Flame acceleration in unconfined hydrogen/air deflagrations using infrared photography

• We investigated the influences of the flame acceleration on the blast wave of unconfined hydrogen/air deflagrations by using an infrared photography.
• Results demonstrate the self-acceleration due to flame front instability in the flame propagation definitely existed.
• The onset of self-acceleration in the early stage of the propagation depends on the intensity of diffusional-thermal instability and consequently the accelerations were mainly dominated by hydrodynamic instability.
• The flame front turbulence appeared and it accelerated in the flame propagation and thereby the blast wave intensity is dramatically increased.

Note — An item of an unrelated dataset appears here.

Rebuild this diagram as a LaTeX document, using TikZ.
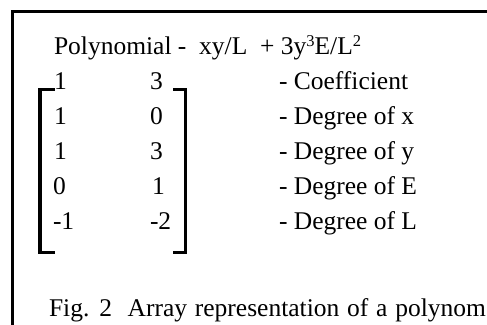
\documentclass[tikz,border=0pt]{standalone}
\usepackage{fontspec}
\setmainfont{Liberation Serif}
\newcommand{\mysup}[1]{\raisebox{7.5pt}{\fontsize{16.5}{16.5}\selectfont #1}}
\begin{document}
\begin{tikzpicture}[x=1pt,y=-1pt,
  txt/.style={anchor=base west,inner sep=0pt,outer sep=0pt,font=\fontsize{25.5}{30}\selectfont},
  frame/.style={line width=2.9pt,line cap=rect},
  brack/.style={line width=3.3pt,line cap=rect,line join=miter}]
\useasboundingbox (0,0) rectangle (487,324);
\clip (0,0) rectangle (487,324);
\draw[frame] (12.5,340) -- (12.5,11.4) -- (500,11.4);
\node[txt] (poly) at (54,54) {Polynomial -\ \ xy/L\ \ + 3y\mysup{3}E/L\mysup{2}};
% column 1
\node[txt] (a1) at (54,89.5) {1};
\node[txt] (a2) at (54,124.5) {1};
\node[txt] (a3) at (54,159.5) {1};
\node[txt] (a4) at (53,194.5) {0};
\node[txt] (a5) at (53,229.5) {-1};
% column 2
\node[txt] (b1) at (150,89.5) {3};
\node[txt] (b2) at (150,124.5) {0};
\node[txt] (b3) at (150,159.5) {3};
\node[txt] (b4) at (152,194.5) {1};
\node[txt] (b5) at (150,229.5) {-2};
% labels
\node[txt] (l1) at (279,89.5) {- Coefficient};
\node[txt] (l2) at (279,124.5) {- Degree of x};
\node[txt] (l3) at (279,159.5) {- Degree of y};
\node[txt] (l4) at (279,194.5) {- Degree of E};
\node[txt] (l5) at (279,229.5) {- Degree of L};
% brackets
\draw[brack] (53,89.5) -- (40,89.5) -- (40,252.5) -- (53,252.5);
\draw[brack] (175,89.5) -- (185.5,89.5) -- (185.5,252.5) -- (175,252.5);
% caption
\node[txt] (cap) at (49,316) {\spaceskip=7.8pt plus 1pt Fig. 2\ \ Array representation of a polynom};
\end{tikzpicture}
\end{document}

Flame behavior and blast waves generated during unconfined hydrogen deflagrations were experimentally studied using infrared photography. Infrared photography enables expanding spherical flame behaviors to be measured and flame acceleration exponents to be evaluated. In the present experiments, hydrogen/air mixtures of various concentrations were filled in a plastic tent of thin vinyl sheet of 1 m3 and ignited by an electric spark. The onset of accelerative dynamics on the flame propagation was analyzed by the time histories of the flame radius and the stretched flame speed. The results demonstrated that the self-acceleration of the flame, which was caused by diffusional-thermal and hydrodynamic instabilities of the blast wave, was influenced by hydrogen deflagrations in unconfined areas. In particular, it was demonstrated that the overpressure rapidly increased with time. The burning velocity acceleration was greatly enhanced with spontaneous-turbulization.